Although he asserted in his opening brief that the matter should be remanded for resentencing, in his reply brief defendant contends this court should “simply modify the judgment to impose a total sentence of five years based upon the three year mid-term for the Penal Code section 136.1, subdivision (c) violation and one third the three year mid-term on each of the other two felonies” because the trial court already determined which was the most serious offense and already weighed the mitigating and aggravating factors relating to that offense. We decline defendant's belated invitation to modify the judgment. “[T]he wiser course is to remand for resentencing rather than have us hazard a guess in the first instance as to the likely sentence that would have been imposed had the trial court been advised of our interpretation.” (People v. Scott (1993) 17 Cal.App.4th 1383, 1388, 22 Cal.Rptr.2d 46.)
The convictions are affirmed. The matter is remanded for resentencing. Following resentencing, the trial court shall amend the abstract of judgment and forward a certified
1. All further undesignated statutory references are to the Penal Code.

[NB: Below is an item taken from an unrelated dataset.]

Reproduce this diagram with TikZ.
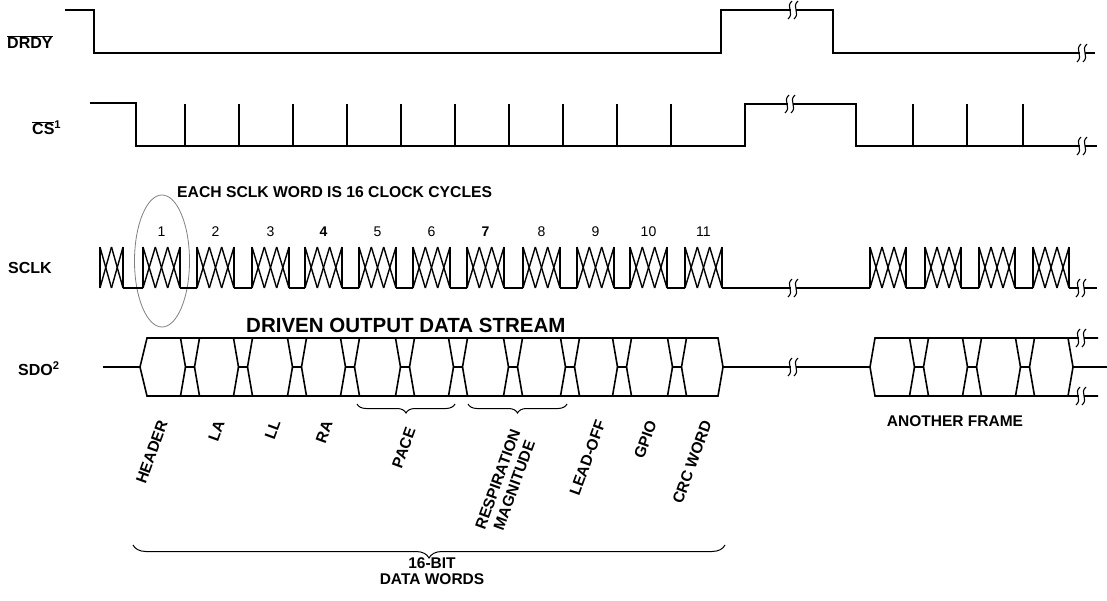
\documentclass[tikz,border=0pt]{standalone}
\usepackage{fontspec}
\setmainfont{Liberation Sans}
\usetikzlibrary{decorations.pathreplacing}
\newcommand\sclkburst[3]{%
  \draw[burst] (#1,288) -- (#1,247);
  \draw[burst] (#1+#2,288) -- (#1+#2,247);
  \foreach \k in {1,...,#3}{%
    \pgfmathsetmacro\xa{#1+(\k-1)*#2/#3}%
    \pgfmathsetmacro\xb{#1+\k*#2/#3}%
    \draw[burst] (\xa,247) -- (\xb,288);
    \draw[burst] (\xa,288) -- (\xb,247);
  }}
\newcommand\brkmark[2]{%
  \fill[white] (#1-2.5,#2-3) rectangle (#1+2.5,#2+3);
  \draw[brkline] (#1-1,#2-9) .. controls (#1-8,#2-3) and (#1+2,#2+3) .. (#1-5,#2+9);
  \draw[brkline] (#1+5,#2-9) .. controls (#1-2,#2-3) and (#1+8,#2+3) .. (#1+1,#2+9);}
\newcommand\sdotrans[1]{%
  \draw[sig] (#1-9.5,338) -- (#1-4.5,367) -- (#1+4.5,367) -- (#1+9.5,338);
  \draw[sig] (#1-9.5,396) -- (#1-4.5,367);
  \draw[sig] (#1+4.5,367) -- (#1+9.5,396);}
\begin{document}
\begin{tikzpicture}[x=1pt,y=-1pt,
  sig/.style={line width=1.6pt, line join=miter, line cap=butt},
  burst/.style={line width=1.4pt, line cap=butt},
  brkline/.style={line width=1.1pt},
  siglabel/.style={font=\bfseries\fontsize{16}{18}\selectfont, anchor=west, inner sep=0pt},
  num/.style={font=\fontsize{14}{15}\selectfont, inner sep=0pt},
  wordlabel/.style={font=\bfseries\fontsize{15.5}{17.5}\selectfont, rotate=70, anchor=east, inner sep=0pt, align=center},
  bracepath/.style={decorate, line width=1pt}]
\useasboundingbox (0,0) rectangle (1107,601);

% ---------- labels ----------
\node[siglabel] (lDRDY) at (7,42) {$\overline{\mbox{DRDY}}$};
\node[siglabel] (lCS) at (32,128) {$\overline{\mbox{CS}}$\textsuperscript{1}};
\node[siglabel] (lSCLK) at (8,268) {SCLK};
\node[siglabel] (lSDO) at (18,369) {SDO\textsuperscript{2}};

% ---------- DRDY ----------
\draw[sig] (65,10) -- (94,10) -- (94,53) -- (721,53) -- (721,10) -- (833,10) -- (833,53) -- (1095,53);
\brkmark{793}{10}
\brkmark{1082}{53}

% ---------- CS ----------
\draw[sig] (90,103) -- (136,103) -- (136,146) -- (745,146) -- (745,104) -- (856,104) -- (856,146) -- (1097,146);
\foreach \i in {0,...,9}{\draw[sig] (185+54*\i,146) -- (185+54*\i,104);}
\foreach \x in {913,967,1023}{\draw[sig] (\x,146) -- (\x,104);}
\brkmark{790}{104}
\brkmark{1082}{146}

% ---------- SCLK ----------
\node[font=\bfseries\fontsize{15.7}{17}\selectfont, anchor=west, inner sep=0pt] (title) at (177,192) {EACH SCLK WORD IS 16 CLOCK CYCLES};
\draw[gray, line width=0.8pt] (162,261) ellipse (27.5 and 66);
\sclkburst{100}{23}{2}
\foreach \s [count=\i] in {143,197,252,305,359,413,467,523,577,630,685}{%
  \sclkburst{\s}{37}{3}
  \node[num] (n\i) at (\s+18.5,232) {\ifnum\i=4 \bfseries\fi\ifnum\i=7 \bfseries\fi\i};
}
\foreach \s in {870,925,979,1033}{\sclkburst{\s}{36}{3}}
\foreach \a/\b in {123/143,180/197,234/252,289/305,342/359,396/413,450/467,504/523,560/577,614/630,667/685,722/870,906/925,961/979,1015/1033,1069/1097}{%
  \draw[sig] (\a,288) -- (\b,288);}
\brkmark{793}{288}
\brkmark{1081}{288}

% ---------- SDO ----------
\node[font=\bfseries\fontsize{20.5}{22}\selectfont, anchor=west, inner sep=0pt] (drv) at (246,325) {DRIVEN OUTPUT DATA STREAM};
\draw[sig] (103,367) -- (140,367);
\draw[sig] (718,338) -- (147,338) -- (140,367) -- (147,396) -- (718,396) -- (723,367) -- cycle;
\foreach \c in {190,243,297,350,405,458,513,570,622,677}{\sdotrans{\c}}
\draw[sig] (723,367) -- (870,367);
\brkmark{793}{367}
\draw[sig] (1098,338) -- (875,338) -- (870,367) -- (875,396) -- (1098,396);
\draw[sig] (1068,338) -- (1073,367) -- (1068,396);
\draw[sig] (1073,367) -- (1107,367);
\foreach \c in {919,972,1025}{\sdotrans{\c}}
\brkmark{1081}{338}
\brkmark{1081}{396}

% ---------- braces ----------
\draw[bracepath, decoration={brace, amplitude=9pt}] (455,404) -- (357,404);
\draw[bracepath, decoration={brace, amplitude=9pt}] (567,404) -- (468,404);
\draw[bracepath, decoration={brace, amplitude=13pt}] (725,545) -- (133,545);

% ---------- word labels ----------
\node[wordlabel] (wHeader) at (163,421) {HEADER};
\node[wordlabel] (wLA) at (220,421) {LA};
\node[wordlabel] (wLL) at (276,421) {LL};
\node[wordlabel] (wRA) at (328,421) {RA};
\node[wordlabel] (wPace) at (411,428) {PACE};
\node[wordlabel] (wResp) at (524,433) {RESPIRATION\\MAGNITUDE};
\node[wordlabel] (wLead) at (601,421) {LEAD-OFF};
\node[wordlabel] (wGpio) at (652,421) {GPIO};
\node[wordlabel] (wCrc) at (707,421) {CRC WORD};
\node[font=\bfseries\fontsize{15.5}{16}\selectfont, inner sep=0pt] (another) at (955,421) {ANOTHER FRAME};
\node[font=\bfseries\fontsize{15.5}{15.5}\selectfont, align=center, inner sep=0pt] (dw) at (432,571) {16-BIT\\DATA WORDS};
\end{tikzpicture}
\end{document}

FOOTNOTE. See footnote *, ante.
2. On the misdemeanor convictions, the court ordered defendant to serve six months for battery of a spouse, six months for each of the child abuse convictions, and 90 days for one of the convictions for violating a court order, to be served consecutively to each other but concurrently to the seven-year prison term. The court stayed another 90-day term for the other conviction for violating a court order because that crime involved the same conduct as the conviction for threatening a witness.
FOOTNOTE. See footnote *, ante.
We concur: SIMS, Acting P.J., and DAVIS, J.